1) Find the equation of the tangent to f(x)=(2x-1)^3 where x=1

2) Suppose that for a compant manufacturing calculators, the cost, revenue, and profit equations are given by C=90,000+30x R=300x - (x^2)/30 & P=R-C where the production output in 1 week is x calculators. if production is increasing at a rate of 500 calculators per week, when production output is 6,000 calculators, find the rate of increase (decrease) in: a) cost b) revenue, c) profit.

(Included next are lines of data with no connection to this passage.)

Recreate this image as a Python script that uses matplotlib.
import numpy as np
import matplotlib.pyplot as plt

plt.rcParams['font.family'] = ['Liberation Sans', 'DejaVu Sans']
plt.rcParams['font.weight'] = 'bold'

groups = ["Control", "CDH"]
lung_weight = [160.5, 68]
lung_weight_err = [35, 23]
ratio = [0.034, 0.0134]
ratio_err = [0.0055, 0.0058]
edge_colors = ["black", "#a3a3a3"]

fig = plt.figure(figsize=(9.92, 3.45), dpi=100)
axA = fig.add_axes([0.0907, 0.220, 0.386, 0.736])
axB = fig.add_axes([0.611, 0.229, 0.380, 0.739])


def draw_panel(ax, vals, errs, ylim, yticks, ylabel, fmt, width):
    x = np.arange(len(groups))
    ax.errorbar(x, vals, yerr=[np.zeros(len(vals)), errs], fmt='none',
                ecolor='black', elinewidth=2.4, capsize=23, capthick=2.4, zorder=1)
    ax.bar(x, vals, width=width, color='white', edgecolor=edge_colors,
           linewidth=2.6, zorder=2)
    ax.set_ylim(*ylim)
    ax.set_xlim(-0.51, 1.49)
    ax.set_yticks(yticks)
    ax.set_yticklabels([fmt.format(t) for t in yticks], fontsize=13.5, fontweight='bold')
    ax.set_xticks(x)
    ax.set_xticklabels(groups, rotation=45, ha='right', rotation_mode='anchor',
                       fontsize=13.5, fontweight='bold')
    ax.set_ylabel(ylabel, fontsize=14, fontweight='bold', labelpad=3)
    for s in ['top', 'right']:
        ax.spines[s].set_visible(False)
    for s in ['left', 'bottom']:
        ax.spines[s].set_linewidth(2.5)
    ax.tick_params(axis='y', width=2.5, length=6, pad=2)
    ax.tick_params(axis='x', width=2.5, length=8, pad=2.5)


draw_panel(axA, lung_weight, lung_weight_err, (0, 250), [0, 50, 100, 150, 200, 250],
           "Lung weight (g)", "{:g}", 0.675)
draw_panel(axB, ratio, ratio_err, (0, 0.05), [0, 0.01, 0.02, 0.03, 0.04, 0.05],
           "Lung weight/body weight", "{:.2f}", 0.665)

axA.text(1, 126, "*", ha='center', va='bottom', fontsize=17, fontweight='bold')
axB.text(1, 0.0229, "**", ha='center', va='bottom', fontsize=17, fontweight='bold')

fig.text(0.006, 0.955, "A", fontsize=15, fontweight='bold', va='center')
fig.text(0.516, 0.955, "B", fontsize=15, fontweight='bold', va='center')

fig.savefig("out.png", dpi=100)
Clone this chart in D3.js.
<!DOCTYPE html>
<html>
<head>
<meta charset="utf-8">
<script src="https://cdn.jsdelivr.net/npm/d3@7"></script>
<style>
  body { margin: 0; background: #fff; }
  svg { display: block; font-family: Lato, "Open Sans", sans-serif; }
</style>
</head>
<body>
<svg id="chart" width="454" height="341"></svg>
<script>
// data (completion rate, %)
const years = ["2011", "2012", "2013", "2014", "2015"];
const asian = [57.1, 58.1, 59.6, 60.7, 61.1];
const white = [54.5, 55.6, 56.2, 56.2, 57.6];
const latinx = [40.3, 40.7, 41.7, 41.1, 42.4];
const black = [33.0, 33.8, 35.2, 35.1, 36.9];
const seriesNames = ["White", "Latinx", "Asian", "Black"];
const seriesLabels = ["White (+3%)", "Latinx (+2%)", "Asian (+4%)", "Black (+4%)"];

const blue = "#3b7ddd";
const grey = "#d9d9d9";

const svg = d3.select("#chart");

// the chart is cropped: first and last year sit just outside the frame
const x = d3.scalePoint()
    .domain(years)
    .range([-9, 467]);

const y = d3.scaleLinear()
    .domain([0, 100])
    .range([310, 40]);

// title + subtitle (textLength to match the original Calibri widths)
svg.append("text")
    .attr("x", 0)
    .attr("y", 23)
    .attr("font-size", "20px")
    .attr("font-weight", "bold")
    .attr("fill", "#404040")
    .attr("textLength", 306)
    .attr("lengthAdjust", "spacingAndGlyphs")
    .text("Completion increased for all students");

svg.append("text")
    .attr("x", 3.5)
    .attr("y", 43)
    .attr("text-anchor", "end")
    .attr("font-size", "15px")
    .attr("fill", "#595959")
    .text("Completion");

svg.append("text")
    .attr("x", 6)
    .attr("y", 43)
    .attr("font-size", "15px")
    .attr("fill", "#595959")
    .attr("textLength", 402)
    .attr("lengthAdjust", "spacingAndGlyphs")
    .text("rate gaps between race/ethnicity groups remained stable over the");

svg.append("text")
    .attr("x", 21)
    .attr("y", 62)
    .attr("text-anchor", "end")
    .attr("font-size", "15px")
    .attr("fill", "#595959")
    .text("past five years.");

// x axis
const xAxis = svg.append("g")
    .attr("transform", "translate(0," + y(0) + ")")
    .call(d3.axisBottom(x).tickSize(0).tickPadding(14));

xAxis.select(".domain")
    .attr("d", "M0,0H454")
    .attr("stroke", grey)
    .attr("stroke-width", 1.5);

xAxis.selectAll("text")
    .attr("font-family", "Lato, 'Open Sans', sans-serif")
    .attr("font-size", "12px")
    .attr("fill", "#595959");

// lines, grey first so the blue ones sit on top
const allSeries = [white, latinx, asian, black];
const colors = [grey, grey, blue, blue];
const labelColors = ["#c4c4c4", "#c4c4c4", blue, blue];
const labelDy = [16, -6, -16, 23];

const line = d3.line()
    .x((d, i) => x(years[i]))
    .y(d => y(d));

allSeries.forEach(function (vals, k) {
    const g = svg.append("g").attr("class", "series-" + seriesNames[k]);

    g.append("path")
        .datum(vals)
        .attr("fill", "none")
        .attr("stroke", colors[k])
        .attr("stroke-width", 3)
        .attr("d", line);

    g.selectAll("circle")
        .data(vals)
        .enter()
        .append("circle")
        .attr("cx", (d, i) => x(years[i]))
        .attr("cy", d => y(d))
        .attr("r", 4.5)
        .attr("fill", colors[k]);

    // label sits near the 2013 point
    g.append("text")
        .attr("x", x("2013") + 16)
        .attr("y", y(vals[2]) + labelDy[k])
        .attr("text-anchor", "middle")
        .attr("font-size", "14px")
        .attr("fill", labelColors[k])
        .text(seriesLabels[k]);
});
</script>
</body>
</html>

Any help would be greatly appreciated.
Thanks!

2. Originally Posted by salu34
1) Find the equation of the tangent to f(x)=(2x-1)^3 where x=1

2) Suppose that for a compant manufacturing calculators, the cost, revenue, and profit equations are given by C=90,000+30x R=300x - (x^2)/30 & P=R-C where the production output in 1 week is x calculators. if production is increasing at a rate of 500 calculators per week, when production output is 6,000 calculators, find the rate of increase (decrease) in: a) cost b) revenue, c) profit.

Any help would be greatly appreciated.
Thanks!

Find the derivative of f(x):

$f'(x)=6(2x-1)^2$

The slope is the rate of change at a given point, (i.e. it's derivative).

$f'(1)=6$

Now, what is the y-coordinate for x=1?

$f(1)=1$

Use the slope-intercept form for a line:

$y=mx+b$

Plug and chug...

$1=6(1)+b$
$b=-5$

$y=6x-5$

3. ## ?

how did you find that the derivative of 6(2x-1)^2 was 6?

4. Originally Posted by salu34
how did you find that the derivative of 6(2x-1)^2 was 6?
colby2152 substituted $x=1$ into the differentiated function.

$f'(1) = 6(2x-1)^2$
$f'(1) = 6(2(1)-1)^2$
$f'(1) = 6(2-1)^2$
$f'(1) = 6(1)^2$
$f'(1) = 6$